Is it for insight into human nature? Ah, that's a lot closer to the mark, I think. To me, it has always been fascinating to read works from different time periods and cultures (Mutt's great post a little while back on world literature hits on similar themes) to see how people around the world are different but, more significantly, how they are the same... and to read about how different cultures with different points of view tackle the old thorny questions we all struggle with (and always will). For example, in these ancient Greek and Roman myths, there are frequently long monologues from lovers either spurned, or brokenhearted due to the deaths or disappearances of their loved ones -- and it's fascinating to hear them relay their anguish, and to recognize so much of what they express from your own personal experiences. If you've loved you've probably lost, in one way or another, and when this kind of loss is accurately and poetically described, you'd have to be made of stone to not have it affect you in some way.

Most of us, of course, are not made of stone, and so it follows that most of us would have much to gain from reading an epic like The Aeneid, simply in terms of recognizing bits of ourselves in the characters and the very human emotions they struggle with. And yet, most of us can't imagine having the experience of gaining anything from a work like this. Why? Well, to put it very plainly, you can't gain anything from what you don't read, and wouldn't even consider reading. That sounds so obvious it borders on the superfluous, but I think it's worth articulating and thinking about anyway. The vast majority of people out there, of readers even, would never even think of finding an old dusty edition of The Aeneid or of, say, Ovid's poems and cracking into it to see what they might discover. This is not a put-down of any of them in any way, nor is it intended to somehow backhandedly prove my superiority to "most of us" because I happen to be reading one of these works. Rather, it is (or, it is now!) simply an honest exploration of the question, why do we feel these works aren't worth pursuing anymore?

Is it simply some form of mass cultural amnesia? We simply forget these works are out there, that they exist? I don't think that's it. Hell, every two years or so Hollywood is repurposing one of them for a new summer blockbuster, or they're being watered down into some cheesy made-for-cable TV miniseries. Then is it just the daunting time and effort that seems to be required to read such works? No doubt that's part of it, and to some degree it's certainly understandable. Notice how long the column on the right there says I've been reading The Aeneid -- and it's not because someone has been too lazy to update it. I don't know why in this day and age it seems like we all have less time to ourselves than people ever have before, but it does seem that way... it's almost as if there's some kind of inverse relationship between technological progress and time available to spend. (Which is ironic, since one of the drivers of technological progress is out instiable appetite for speed -- we want to not onle be able to do everything, but to do it faster.) At any rate, there's no doubt that reading a classic like this is going to require at least some kind of minimal commitment, or else there's not much point. The person who picks up Homer needs to be at least somewhat committed to finishing it, or else they're never going to see the end of it. And of course, we're not used to reading epic poetry either, with its rythm and meter and lyric way of expressing things, so there is effort required as well -- we need to "slow down" our minds as it were, to train ourselves not to keep looking forward for the payoff, for the action, but instead to savor the richness of the journey, the beauty of the language, and the wisdom of the storyteller.

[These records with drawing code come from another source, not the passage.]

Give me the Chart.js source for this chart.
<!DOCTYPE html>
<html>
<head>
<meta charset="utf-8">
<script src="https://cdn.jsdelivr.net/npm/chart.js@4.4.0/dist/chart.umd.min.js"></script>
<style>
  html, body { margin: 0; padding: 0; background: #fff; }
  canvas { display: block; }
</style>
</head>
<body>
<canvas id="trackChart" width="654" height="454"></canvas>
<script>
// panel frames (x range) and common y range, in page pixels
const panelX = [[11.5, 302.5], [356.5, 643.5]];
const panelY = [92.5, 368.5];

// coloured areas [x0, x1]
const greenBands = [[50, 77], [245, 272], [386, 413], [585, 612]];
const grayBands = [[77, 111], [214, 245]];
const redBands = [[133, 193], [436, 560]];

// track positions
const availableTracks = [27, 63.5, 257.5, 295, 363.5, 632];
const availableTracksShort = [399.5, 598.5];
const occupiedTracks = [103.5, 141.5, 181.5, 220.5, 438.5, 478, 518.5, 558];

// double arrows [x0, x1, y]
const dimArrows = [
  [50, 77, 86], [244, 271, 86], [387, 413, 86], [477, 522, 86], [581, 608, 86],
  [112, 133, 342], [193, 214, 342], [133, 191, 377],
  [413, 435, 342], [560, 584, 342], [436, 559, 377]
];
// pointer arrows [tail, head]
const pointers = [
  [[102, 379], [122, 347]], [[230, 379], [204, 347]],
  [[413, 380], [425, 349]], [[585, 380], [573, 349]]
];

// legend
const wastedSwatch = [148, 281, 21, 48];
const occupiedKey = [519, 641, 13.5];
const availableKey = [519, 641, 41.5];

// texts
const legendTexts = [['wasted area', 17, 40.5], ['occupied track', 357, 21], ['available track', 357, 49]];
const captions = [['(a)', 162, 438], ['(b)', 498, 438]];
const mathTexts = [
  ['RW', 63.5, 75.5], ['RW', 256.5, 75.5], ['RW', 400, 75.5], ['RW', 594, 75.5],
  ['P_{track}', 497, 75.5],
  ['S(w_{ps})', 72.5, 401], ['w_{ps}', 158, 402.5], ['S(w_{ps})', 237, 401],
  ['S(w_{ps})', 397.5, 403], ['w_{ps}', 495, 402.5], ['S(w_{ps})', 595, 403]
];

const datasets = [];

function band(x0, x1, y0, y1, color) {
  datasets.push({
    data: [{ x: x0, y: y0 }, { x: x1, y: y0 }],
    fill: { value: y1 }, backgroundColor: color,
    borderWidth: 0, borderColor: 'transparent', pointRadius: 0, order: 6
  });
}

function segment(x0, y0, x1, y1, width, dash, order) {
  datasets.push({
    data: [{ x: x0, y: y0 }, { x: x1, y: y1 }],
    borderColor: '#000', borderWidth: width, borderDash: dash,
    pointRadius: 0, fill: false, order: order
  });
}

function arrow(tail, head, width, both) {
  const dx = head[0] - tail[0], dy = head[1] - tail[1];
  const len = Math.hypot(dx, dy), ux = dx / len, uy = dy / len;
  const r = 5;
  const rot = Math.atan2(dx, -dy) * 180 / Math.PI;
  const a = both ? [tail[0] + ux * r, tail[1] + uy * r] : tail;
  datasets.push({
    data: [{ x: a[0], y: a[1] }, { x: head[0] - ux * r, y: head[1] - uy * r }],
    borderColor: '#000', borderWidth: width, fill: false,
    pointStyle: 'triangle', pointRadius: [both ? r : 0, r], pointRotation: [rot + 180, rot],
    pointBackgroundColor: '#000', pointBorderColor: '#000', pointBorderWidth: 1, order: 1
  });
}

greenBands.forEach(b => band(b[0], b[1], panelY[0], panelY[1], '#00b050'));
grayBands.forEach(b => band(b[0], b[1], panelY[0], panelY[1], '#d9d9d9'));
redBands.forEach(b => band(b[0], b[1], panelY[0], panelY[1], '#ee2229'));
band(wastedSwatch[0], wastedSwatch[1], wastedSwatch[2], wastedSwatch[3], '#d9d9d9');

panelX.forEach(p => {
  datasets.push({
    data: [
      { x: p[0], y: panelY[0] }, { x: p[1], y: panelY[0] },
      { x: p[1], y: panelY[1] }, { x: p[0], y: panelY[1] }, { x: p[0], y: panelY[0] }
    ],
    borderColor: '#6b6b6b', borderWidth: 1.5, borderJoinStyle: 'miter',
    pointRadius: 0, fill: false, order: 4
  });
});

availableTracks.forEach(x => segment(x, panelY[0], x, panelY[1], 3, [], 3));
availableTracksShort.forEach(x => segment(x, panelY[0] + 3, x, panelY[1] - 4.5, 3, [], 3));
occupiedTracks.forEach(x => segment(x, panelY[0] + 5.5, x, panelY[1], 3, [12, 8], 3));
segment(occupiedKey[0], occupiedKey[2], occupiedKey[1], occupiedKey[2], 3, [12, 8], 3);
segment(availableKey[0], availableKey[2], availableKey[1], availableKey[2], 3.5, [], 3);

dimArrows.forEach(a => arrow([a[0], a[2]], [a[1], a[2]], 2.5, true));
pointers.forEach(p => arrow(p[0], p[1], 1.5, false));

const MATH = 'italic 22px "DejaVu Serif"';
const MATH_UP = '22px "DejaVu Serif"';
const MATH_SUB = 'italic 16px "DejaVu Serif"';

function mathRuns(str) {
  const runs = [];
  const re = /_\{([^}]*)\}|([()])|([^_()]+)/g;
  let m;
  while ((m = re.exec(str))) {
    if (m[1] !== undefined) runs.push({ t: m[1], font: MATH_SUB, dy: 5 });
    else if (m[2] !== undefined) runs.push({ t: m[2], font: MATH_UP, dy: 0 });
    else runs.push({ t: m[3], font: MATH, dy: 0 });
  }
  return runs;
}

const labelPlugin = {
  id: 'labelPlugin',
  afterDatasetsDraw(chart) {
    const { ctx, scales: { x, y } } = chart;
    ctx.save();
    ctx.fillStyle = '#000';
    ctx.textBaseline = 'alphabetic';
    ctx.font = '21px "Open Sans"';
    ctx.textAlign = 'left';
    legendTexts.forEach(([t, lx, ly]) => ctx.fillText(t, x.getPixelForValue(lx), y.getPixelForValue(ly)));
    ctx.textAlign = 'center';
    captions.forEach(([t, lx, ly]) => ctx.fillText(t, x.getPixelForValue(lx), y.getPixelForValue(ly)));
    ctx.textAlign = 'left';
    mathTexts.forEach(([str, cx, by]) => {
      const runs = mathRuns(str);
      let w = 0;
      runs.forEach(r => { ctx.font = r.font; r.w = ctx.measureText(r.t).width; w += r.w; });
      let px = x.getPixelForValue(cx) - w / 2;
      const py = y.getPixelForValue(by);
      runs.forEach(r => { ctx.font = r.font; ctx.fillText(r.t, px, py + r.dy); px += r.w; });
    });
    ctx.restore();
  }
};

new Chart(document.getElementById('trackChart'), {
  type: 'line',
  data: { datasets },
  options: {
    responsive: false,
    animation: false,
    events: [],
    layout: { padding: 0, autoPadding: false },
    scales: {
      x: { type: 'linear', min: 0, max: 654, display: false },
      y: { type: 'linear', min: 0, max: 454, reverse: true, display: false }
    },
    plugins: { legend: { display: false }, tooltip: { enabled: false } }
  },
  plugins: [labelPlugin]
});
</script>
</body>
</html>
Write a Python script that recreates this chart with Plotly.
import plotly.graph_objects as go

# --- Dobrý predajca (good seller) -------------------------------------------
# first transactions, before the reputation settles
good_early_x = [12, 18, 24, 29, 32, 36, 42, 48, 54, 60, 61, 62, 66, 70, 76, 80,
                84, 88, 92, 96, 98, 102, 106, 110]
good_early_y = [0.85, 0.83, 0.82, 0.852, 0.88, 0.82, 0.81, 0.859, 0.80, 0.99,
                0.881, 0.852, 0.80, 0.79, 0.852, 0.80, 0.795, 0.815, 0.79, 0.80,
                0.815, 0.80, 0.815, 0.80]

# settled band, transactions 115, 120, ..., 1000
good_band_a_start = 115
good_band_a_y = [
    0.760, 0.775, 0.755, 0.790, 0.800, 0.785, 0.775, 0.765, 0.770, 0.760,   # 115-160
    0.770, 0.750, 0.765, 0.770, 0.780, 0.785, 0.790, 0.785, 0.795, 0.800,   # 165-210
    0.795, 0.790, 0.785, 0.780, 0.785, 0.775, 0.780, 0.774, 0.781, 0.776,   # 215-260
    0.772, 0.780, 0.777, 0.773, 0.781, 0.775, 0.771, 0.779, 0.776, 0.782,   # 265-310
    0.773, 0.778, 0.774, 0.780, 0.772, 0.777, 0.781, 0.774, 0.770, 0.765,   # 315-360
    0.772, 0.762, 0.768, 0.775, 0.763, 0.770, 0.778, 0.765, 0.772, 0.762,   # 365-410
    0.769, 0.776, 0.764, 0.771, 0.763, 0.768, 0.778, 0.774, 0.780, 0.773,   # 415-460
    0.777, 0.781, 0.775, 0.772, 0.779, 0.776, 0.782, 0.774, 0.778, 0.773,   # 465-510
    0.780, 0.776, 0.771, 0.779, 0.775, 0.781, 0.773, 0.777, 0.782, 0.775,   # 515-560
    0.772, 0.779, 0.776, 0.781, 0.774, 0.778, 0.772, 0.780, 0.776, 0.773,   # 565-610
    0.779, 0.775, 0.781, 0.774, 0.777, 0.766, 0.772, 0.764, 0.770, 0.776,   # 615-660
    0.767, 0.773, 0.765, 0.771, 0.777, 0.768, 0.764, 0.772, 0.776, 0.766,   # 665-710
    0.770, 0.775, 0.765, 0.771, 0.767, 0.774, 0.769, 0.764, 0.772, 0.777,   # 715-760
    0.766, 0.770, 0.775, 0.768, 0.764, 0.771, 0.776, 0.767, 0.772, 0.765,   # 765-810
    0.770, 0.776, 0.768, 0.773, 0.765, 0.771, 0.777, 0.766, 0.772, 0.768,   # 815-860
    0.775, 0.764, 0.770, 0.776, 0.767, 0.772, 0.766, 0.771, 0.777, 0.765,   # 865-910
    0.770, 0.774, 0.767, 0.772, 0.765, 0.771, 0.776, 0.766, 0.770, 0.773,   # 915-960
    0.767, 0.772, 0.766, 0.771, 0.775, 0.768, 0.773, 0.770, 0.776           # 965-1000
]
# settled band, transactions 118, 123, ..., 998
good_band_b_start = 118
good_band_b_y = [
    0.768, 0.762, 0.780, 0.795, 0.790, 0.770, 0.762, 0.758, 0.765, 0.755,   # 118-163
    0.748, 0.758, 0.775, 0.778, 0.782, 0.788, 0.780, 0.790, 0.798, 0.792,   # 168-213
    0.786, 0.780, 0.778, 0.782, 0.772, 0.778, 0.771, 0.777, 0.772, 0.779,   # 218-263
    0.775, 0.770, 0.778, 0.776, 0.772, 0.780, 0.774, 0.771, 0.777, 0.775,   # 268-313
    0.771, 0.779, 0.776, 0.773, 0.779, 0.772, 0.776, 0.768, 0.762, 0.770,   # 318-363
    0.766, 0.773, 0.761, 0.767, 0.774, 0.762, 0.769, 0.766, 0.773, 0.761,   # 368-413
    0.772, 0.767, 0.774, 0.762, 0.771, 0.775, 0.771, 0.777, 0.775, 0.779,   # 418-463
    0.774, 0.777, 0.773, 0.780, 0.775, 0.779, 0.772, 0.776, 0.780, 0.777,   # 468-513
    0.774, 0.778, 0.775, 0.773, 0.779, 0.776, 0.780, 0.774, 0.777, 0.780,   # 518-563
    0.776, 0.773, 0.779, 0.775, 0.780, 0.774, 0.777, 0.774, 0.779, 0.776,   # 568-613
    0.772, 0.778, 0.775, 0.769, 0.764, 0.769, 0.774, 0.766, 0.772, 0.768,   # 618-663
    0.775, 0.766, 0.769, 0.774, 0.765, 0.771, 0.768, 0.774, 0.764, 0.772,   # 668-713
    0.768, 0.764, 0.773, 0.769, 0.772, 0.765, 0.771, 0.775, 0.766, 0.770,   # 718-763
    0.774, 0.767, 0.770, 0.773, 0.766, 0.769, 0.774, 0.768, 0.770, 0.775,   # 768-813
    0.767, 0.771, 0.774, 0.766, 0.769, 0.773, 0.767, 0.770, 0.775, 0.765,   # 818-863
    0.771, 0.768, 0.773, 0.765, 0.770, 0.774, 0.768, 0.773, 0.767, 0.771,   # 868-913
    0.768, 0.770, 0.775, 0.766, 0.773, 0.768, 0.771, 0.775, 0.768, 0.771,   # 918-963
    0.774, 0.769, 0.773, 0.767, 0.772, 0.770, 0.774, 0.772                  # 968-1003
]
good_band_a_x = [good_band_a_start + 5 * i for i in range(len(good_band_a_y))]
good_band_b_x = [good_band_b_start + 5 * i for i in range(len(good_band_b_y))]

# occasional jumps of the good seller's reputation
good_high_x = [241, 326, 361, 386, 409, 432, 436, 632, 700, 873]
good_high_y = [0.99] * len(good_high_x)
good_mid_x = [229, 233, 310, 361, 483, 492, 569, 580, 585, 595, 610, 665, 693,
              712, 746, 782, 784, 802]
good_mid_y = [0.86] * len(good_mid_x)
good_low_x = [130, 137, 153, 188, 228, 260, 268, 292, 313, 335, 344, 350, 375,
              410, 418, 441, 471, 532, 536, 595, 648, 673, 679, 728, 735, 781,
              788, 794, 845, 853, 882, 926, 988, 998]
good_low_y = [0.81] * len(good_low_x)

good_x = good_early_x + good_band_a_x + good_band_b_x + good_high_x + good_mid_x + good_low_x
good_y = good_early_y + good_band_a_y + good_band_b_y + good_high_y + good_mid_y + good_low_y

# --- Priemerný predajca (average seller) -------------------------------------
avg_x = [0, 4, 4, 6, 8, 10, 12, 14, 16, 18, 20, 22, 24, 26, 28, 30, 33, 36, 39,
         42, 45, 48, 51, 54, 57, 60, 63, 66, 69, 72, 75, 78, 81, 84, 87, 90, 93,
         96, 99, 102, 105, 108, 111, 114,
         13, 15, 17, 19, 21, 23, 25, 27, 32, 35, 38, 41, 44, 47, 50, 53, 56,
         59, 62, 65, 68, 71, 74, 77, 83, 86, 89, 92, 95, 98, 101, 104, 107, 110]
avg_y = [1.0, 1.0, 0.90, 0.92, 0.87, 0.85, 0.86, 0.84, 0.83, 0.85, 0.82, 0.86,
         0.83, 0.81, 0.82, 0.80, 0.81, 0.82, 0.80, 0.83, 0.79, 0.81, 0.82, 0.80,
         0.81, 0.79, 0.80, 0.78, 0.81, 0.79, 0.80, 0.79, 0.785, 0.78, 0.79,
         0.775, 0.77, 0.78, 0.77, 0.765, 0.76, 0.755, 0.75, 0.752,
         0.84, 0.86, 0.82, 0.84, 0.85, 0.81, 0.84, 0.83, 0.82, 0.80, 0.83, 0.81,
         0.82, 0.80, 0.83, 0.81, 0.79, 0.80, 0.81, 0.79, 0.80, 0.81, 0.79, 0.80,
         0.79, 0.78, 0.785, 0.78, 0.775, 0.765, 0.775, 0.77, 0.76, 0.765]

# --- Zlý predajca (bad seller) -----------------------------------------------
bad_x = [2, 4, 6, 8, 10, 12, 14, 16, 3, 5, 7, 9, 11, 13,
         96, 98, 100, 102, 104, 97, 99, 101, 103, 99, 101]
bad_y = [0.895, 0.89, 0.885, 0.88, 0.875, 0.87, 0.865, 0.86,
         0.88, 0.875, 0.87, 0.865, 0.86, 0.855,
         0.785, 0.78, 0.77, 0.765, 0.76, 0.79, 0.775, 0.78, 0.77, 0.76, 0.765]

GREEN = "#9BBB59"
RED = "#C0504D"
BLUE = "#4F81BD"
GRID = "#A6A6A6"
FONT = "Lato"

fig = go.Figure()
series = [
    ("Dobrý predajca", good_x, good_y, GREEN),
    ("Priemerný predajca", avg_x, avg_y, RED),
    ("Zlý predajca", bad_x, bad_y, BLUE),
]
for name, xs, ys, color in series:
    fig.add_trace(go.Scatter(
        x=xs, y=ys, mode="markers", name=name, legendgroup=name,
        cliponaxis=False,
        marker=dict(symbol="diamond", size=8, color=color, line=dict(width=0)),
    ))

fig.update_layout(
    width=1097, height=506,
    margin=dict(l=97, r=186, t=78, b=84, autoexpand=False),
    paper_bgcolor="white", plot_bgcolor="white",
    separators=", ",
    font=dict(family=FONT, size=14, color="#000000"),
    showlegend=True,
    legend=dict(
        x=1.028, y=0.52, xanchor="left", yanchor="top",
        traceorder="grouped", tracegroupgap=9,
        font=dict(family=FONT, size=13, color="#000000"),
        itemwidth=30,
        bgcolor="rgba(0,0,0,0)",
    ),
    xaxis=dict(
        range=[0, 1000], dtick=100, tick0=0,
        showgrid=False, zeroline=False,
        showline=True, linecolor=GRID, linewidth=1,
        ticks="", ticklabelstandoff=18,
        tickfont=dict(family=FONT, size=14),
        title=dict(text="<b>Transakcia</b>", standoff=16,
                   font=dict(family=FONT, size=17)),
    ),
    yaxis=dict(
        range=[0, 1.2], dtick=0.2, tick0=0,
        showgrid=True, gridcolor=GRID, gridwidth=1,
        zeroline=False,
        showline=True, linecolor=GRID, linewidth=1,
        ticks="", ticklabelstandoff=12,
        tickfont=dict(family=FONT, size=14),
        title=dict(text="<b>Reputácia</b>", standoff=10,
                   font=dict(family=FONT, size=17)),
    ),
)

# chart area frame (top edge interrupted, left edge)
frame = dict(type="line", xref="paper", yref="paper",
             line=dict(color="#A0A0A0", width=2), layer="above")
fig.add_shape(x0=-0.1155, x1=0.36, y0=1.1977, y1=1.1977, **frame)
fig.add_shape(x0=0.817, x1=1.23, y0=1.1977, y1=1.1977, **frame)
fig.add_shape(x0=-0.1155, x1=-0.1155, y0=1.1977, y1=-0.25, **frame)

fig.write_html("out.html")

Generally speaking, as a people (or as a culture), we're not being raised to appreciate stories anymore, especially long and meandering ones. There was a time when people would sit around camp fires and listen to these long tales of men and women locked in combat (actual and spiritual), grappling with monsters both without and within themselves, testing their mettle against the elements and the gods. Now, if you sit down and read one of these epics, you almost feel like you can't share the experience with someone else without them wondering whether you're working on a master's degree dissertation or a research project or something. If you were to tell them that you were reading it just to enrich yourself, to glean whatever human insight and moral wisdom can be found there, they might like at you as if you were from Mars. They might think to themselves, "You must have too much time on your hands." The idea that someone might actually set aside time specifically to read a classic today seems pretty odd to most people. Not too long ago, it would not have been considered odd, it would have been considered wise. You have to wonder when the decision was made that such practices are, in fact, a waste of time. You also have to wonder whether our forebears, as C. S. Lewis wondered, were actually smarter than we are, and whether progress means anything at all if it's not towards something worth having.

1 comment:

Mutt Ploughman said...

Duke is making sense! Meaty post here from power-reader Duke Altum. Duke's been on my case for years to read the ancient writers, the Greek classics, etc. and I have to admit I haven't done much of it. But with a blog like this, he might get me to re-think my lame efforts and fit one in soon. I have purloined his copy of both the Iliad and the Odyssey, after all. Neither of which I have ever read. The last line of Duke's post showed he's got a lot of sense. You have to wonder about that question he raises......whether progress is worth it if it isn't going anywhere helpful or enlightening to anyone. Maybe reading these classics helps one to bring out good points such as this one. Maybe they just make you more 'cultured' or able to win Trivial Pursuit games, as Duke suggested, but he knows better, and so do I.....I think when you do read classics, there is a sense of general intellectual fortification as you broaden your own personal horizons. You don't get that from many other sources. Duke, keep your nose to the grindstone!